* **Short exercise**: Reproduce the listing below exactly, minus its pictures.

● ● ●

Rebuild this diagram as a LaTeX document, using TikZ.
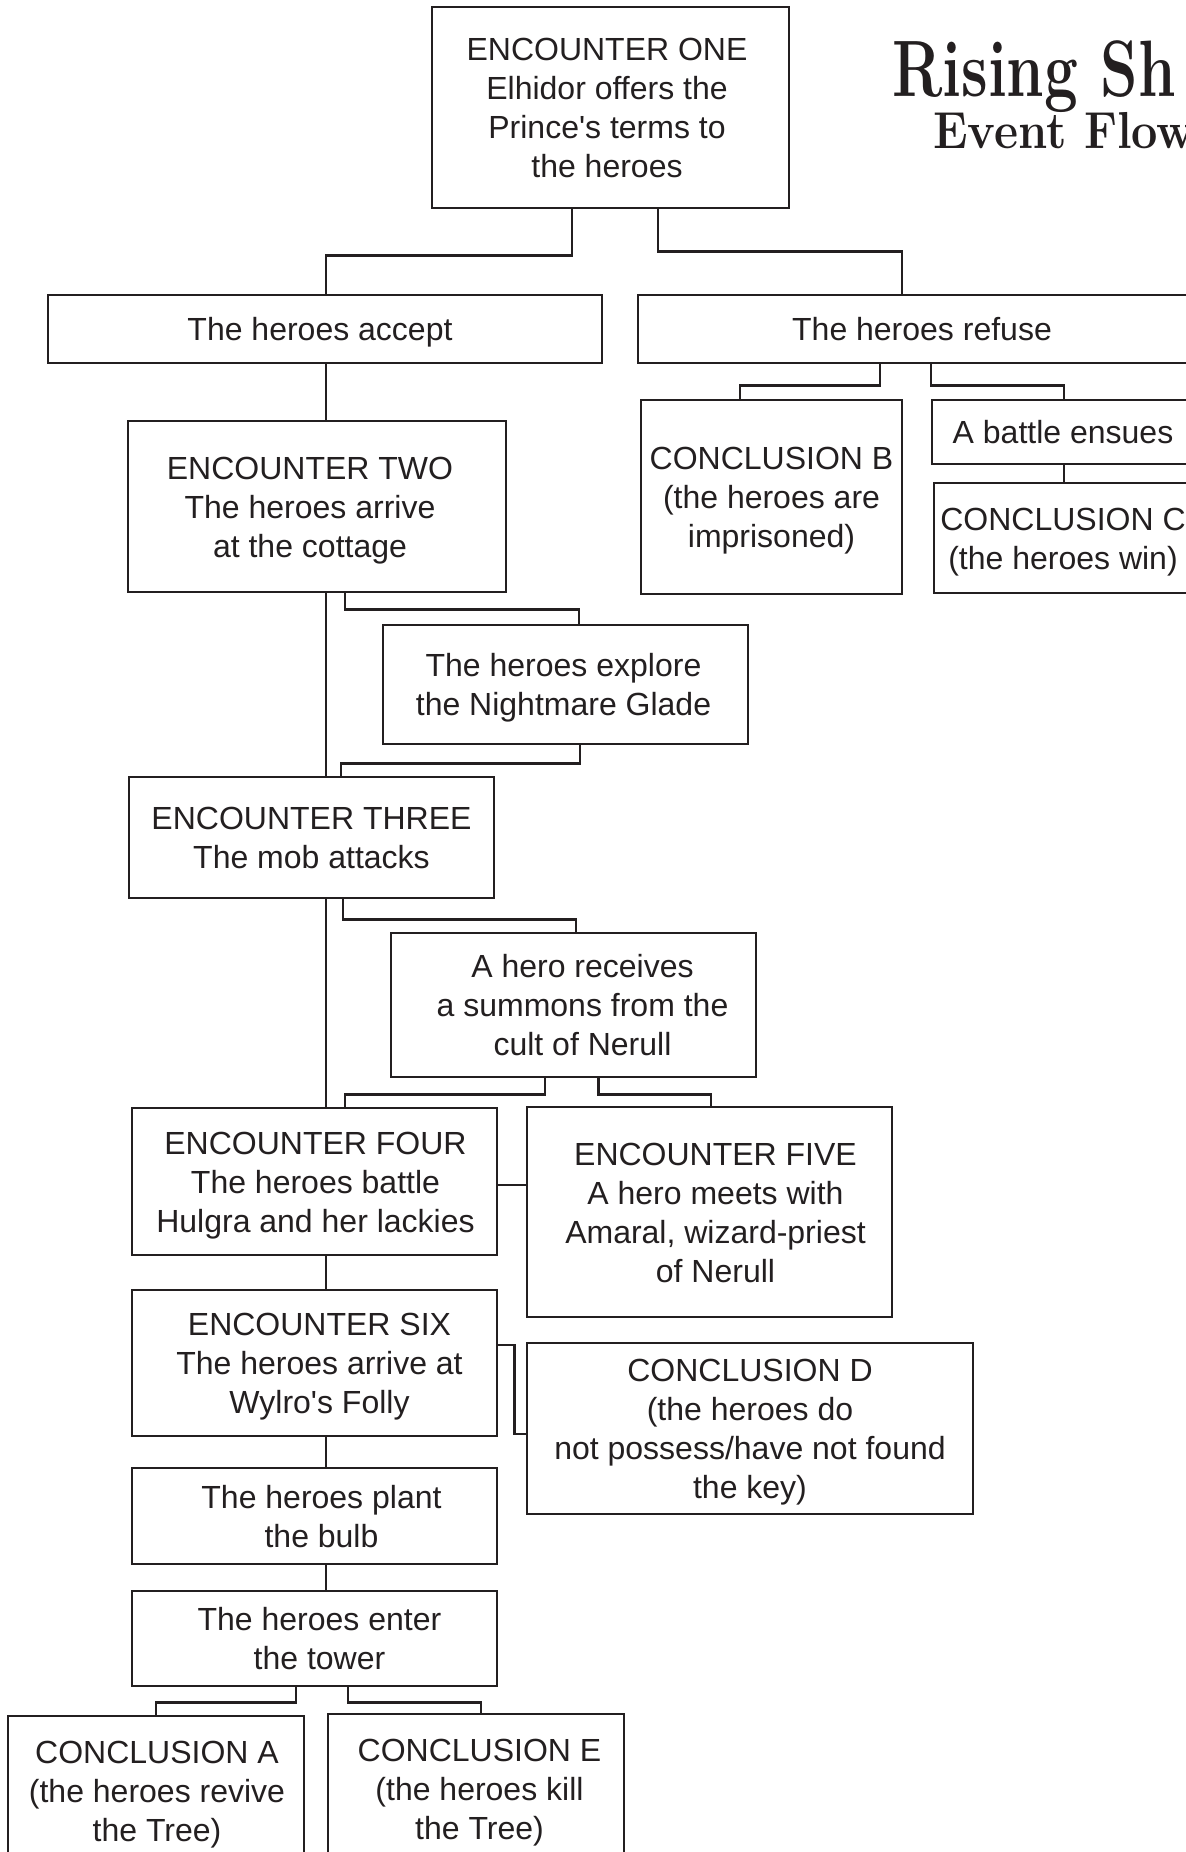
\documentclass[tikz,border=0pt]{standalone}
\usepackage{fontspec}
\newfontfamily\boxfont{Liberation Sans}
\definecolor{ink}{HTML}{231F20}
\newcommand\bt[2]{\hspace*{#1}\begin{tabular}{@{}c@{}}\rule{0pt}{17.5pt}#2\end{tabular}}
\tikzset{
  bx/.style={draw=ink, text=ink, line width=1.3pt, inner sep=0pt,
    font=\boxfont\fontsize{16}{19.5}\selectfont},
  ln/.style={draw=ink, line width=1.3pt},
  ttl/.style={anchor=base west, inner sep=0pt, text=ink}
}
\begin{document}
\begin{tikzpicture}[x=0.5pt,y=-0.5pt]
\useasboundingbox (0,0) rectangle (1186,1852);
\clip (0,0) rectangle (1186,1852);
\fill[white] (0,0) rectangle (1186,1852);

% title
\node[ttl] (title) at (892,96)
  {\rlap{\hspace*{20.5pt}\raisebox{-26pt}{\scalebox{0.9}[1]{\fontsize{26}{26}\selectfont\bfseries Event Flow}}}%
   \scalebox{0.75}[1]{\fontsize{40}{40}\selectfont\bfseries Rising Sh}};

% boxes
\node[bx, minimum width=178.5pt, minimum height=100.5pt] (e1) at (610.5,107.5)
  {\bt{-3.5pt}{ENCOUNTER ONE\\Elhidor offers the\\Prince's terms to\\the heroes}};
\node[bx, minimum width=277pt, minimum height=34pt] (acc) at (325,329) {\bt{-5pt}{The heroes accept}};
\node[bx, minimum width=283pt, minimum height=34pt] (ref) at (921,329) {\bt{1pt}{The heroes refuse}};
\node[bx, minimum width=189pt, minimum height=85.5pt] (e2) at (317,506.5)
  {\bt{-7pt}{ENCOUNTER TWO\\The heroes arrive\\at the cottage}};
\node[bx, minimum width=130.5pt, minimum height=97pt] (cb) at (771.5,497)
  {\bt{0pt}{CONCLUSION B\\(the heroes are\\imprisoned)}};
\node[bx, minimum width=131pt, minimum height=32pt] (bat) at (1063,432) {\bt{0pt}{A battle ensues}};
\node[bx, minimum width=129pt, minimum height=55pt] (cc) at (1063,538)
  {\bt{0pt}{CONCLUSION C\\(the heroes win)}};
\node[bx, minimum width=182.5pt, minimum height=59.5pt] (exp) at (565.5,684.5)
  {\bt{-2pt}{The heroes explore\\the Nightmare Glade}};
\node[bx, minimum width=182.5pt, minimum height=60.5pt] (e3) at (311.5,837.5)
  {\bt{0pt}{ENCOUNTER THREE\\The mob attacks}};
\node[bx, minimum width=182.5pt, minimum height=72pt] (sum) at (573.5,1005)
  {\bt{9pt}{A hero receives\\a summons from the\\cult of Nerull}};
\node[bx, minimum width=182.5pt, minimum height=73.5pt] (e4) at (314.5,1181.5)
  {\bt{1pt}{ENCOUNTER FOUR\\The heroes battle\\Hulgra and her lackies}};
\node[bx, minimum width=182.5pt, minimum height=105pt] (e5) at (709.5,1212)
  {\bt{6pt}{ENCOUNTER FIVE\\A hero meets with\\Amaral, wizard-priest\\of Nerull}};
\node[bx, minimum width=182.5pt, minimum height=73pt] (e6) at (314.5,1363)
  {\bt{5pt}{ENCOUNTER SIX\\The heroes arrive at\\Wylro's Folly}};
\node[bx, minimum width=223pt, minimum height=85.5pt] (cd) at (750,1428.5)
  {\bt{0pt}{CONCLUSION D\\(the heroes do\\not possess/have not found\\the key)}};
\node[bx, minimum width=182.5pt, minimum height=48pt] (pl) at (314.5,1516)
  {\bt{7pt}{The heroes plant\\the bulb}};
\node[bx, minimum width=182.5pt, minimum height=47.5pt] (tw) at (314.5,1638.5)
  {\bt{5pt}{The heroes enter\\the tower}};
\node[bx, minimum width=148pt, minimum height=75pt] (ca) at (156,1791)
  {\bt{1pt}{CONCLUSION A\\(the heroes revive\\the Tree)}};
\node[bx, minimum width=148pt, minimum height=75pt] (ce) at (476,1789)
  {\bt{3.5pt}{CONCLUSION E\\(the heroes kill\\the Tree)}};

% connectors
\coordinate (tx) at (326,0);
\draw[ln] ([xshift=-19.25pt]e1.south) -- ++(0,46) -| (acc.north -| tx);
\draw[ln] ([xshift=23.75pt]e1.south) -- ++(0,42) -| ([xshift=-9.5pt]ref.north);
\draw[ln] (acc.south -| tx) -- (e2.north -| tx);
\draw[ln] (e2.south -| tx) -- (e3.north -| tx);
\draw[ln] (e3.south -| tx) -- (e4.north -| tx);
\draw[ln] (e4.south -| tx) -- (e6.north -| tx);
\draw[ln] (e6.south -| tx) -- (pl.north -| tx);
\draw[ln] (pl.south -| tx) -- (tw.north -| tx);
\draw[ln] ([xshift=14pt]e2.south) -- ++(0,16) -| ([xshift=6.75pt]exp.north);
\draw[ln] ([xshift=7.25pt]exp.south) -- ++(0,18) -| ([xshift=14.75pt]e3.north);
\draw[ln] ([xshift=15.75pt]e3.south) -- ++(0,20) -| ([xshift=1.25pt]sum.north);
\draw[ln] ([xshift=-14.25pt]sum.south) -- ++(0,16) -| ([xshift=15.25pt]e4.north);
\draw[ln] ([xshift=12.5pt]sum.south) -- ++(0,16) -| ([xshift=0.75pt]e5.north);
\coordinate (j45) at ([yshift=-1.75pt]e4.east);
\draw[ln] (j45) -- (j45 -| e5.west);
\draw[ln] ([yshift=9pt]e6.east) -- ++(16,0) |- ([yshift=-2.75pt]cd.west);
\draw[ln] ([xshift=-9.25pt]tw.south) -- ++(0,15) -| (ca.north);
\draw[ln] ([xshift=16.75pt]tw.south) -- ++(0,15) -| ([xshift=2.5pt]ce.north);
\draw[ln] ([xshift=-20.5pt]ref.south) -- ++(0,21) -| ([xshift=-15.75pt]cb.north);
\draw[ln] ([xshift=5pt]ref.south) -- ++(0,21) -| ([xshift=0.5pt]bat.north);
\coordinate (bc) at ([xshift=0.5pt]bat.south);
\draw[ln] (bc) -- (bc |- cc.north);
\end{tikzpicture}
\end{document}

● ● ●

* **Exercise solution**:
Rebuild this diagram as a LaTeX document, using TikZ.
\documentclass[tikz,border=0pt]{standalone}
\usepackage{fontspec}
\newfontfamily\boxfont{Liberation Sans}
\definecolor{ink}{HTML}{231F20}
\newcommand\bt[2]{\hspace*{#1}\begin{tabular}{@{}c@{}}\rule{0pt}{17.5pt}#2\end{tabular}}
\tikzset{
  bx/.style={draw=ink, text=ink, line width=1.3pt, inner sep=0pt,
    font=\boxfont\fontsize{16}{19.5}\selectfont},
  ln/.style={draw=ink, line width=1.3pt},
  ttl/.style={anchor=base west, inner sep=0pt, text=ink}
}
\begin{document}
\begin{tikzpicture}[x=0.5pt,y=-0.5pt]
\useasboundingbox (0,0) rectangle (1186,1852);
\clip (0,0) rectangle (1186,1852);
\fill[white] (0,0) rectangle (1186,1852);

% title
\node[ttl] (title) at (892,96)
  {\rlap{\hspace*{20.5pt}\raisebox{-26pt}{\scalebox{0.9}[1]{\fontsize{26}{26}\selectfont\bfseries Event Flow}}}%
   \scalebox{0.75}[1]{\fontsize{40}{40}\selectfont\bfseries Rising Sh}};

% boxes
\node[bx, minimum width=178.5pt, minimum height=100.5pt] (e1) at (610.5,107.5)
  {\bt{-3.5pt}{ENCOUNTER ONE\\Elhidor offers the\\Prince's terms to\\the heroes}};
\node[bx, minimum width=277pt, minimum height=34pt] (acc) at (325,329) {\bt{-5pt}{The heroes accept}};
\node[bx, minimum width=283pt, minimum height=34pt] (ref) at (921,329) {\bt{1pt}{The heroes refuse}};
\node[bx, minimum width=189pt, minimum height=85.5pt] (e2) at (317,506.5)
  {\bt{-7pt}{ENCOUNTER TWO\\The heroes arrive\\at the cottage}};
\node[bx, minimum width=130.5pt, minimum height=97pt] (cb) at (771.5,497)
  {\bt{0pt}{CONCLUSION B\\(the heroes are\\imprisoned)}};
\node[bx, minimum width=131pt, minimum height=32pt] (bat) at (1063,432) {\bt{0pt}{A battle ensues}};
\node[bx, minimum width=129pt, minimum height=55pt] (cc) at (1063,538)
  {\bt{0pt}{CONCLUSION C\\(the heroes win)}};
\node[bx, minimum width=182.5pt, minimum height=59.5pt] (exp) at (565.5,684.5)
  {\bt{-2pt}{The heroes explore\\the Nightmare Glade}};
\node[bx, minimum width=182.5pt, minimum height=60.5pt] (e3) at (311.5,837.5)
  {\bt{0pt}{ENCOUNTER THREE\\The mob attacks}};
\node[bx, minimum width=182.5pt, minimum height=72pt] (sum) at (573.5,1005)
  {\bt{9pt}{A hero receives\\a summons from the\\cult of Nerull}};
\node[bx, minimum width=182.5pt, minimum height=73.5pt] (e4) at (314.5,1181.5)
  {\bt{1pt}{ENCOUNTER FOUR\\The heroes battle\\Hulgra and her lackies}};
\node[bx, minimum width=182.5pt, minimum height=105pt] (e5) at (709.5,1212)
  {\bt{6pt}{ENCOUNTER FIVE\\A hero meets with\\Amaral, wizard-priest\\of Nerull}};
\node[bx, minimum width=182.5pt, minimum height=73pt] (e6) at (314.5,1363)
  {\bt{5pt}{ENCOUNTER SIX\\The heroes arrive at\\Wylro's Folly}};
\node[bx, minimum width=223pt, minimum height=85.5pt] (cd) at (750,1428.5)
  {\bt{0pt}{CONCLUSION D\\(the heroes do\\not possess/have not found\\the key)}};
\node[bx, minimum width=182.5pt, minimum height=48pt] (pl) at (314.5,1516)
  {\bt{7pt}{The heroes plant\\the bulb}};
\node[bx, minimum width=182.5pt, minimum height=47.5pt] (tw) at (314.5,1638.5)
  {\bt{5pt}{The heroes enter\\the tower}};
\node[bx, minimum width=148pt, minimum height=75pt] (ca) at (156,1791)
  {\bt{1pt}{CONCLUSION A\\(the heroes revive\\the Tree)}};
\node[bx, minimum width=148pt, minimum height=75pt] (ce) at (476,1789)
  {\bt{3.5pt}{CONCLUSION E\\(the heroes kill\\the Tree)}};

% connectors
\coordinate (tx) at (326,0);
\draw[ln] ([xshift=-19.25pt]e1.south) -- ++(0,46) -| (acc.north -| tx);
\draw[ln] ([xshift=23.75pt]e1.south) -- ++(0,42) -| ([xshift=-9.5pt]ref.north);
\draw[ln] (acc.south -| tx) -- (e2.north -| tx);
\draw[ln] (e2.south -| tx) -- (e3.north -| tx);
\draw[ln] (e3.south -| tx) -- (e4.north -| tx);
\draw[ln] (e4.south -| tx) -- (e6.north -| tx);
\draw[ln] (e6.south -| tx) -- (pl.north -| tx);
\draw[ln] (pl.south -| tx) -- (tw.north -| tx);
\draw[ln] ([xshift=14pt]e2.south) -- ++(0,16) -| ([xshift=6.75pt]exp.north);
\draw[ln] ([xshift=7.25pt]exp.south) -- ++(0,18) -| ([xshift=14.75pt]e3.north);
\draw[ln] ([xshift=15.75pt]e3.south) -- ++(0,20) -| ([xshift=1.25pt]sum.north);
\draw[ln] ([xshift=-14.25pt]sum.south) -- ++(0,16) -| ([xshift=15.25pt]e4.north);
\draw[ln] ([xshift=12.5pt]sum.south) -- ++(0,16) -| ([xshift=0.75pt]e5.north);
\coordinate (j45) at ([yshift=-1.75pt]e4.east);
\draw[ln] (j45) -- (j45 -| e5.west);
\draw[ln] ([yshift=9pt]e6.east) -- ++(16,0) |- ([yshift=-2.75pt]cd.west);
\draw[ln] ([xshift=-9.25pt]tw.south) -- ++(0,15) -| (ca.north);
\draw[ln] ([xshift=16.75pt]tw.south) -- ++(0,15) -| ([xshift=2.5pt]ce.north);
\draw[ln] ([xshift=-20.5pt]ref.south) -- ++(0,21) -| ([xshift=-15.75pt]cb.north);
\draw[ln] ([xshift=5pt]ref.south) -- ++(0,21) -| ([xshift=0.5pt]bat.north);
\coordinate (bc) at ([xshift=0.5pt]bat.south);
\draw[ln] (bc) -- (bc |- cc.north);
\end{tikzpicture}
\end{document}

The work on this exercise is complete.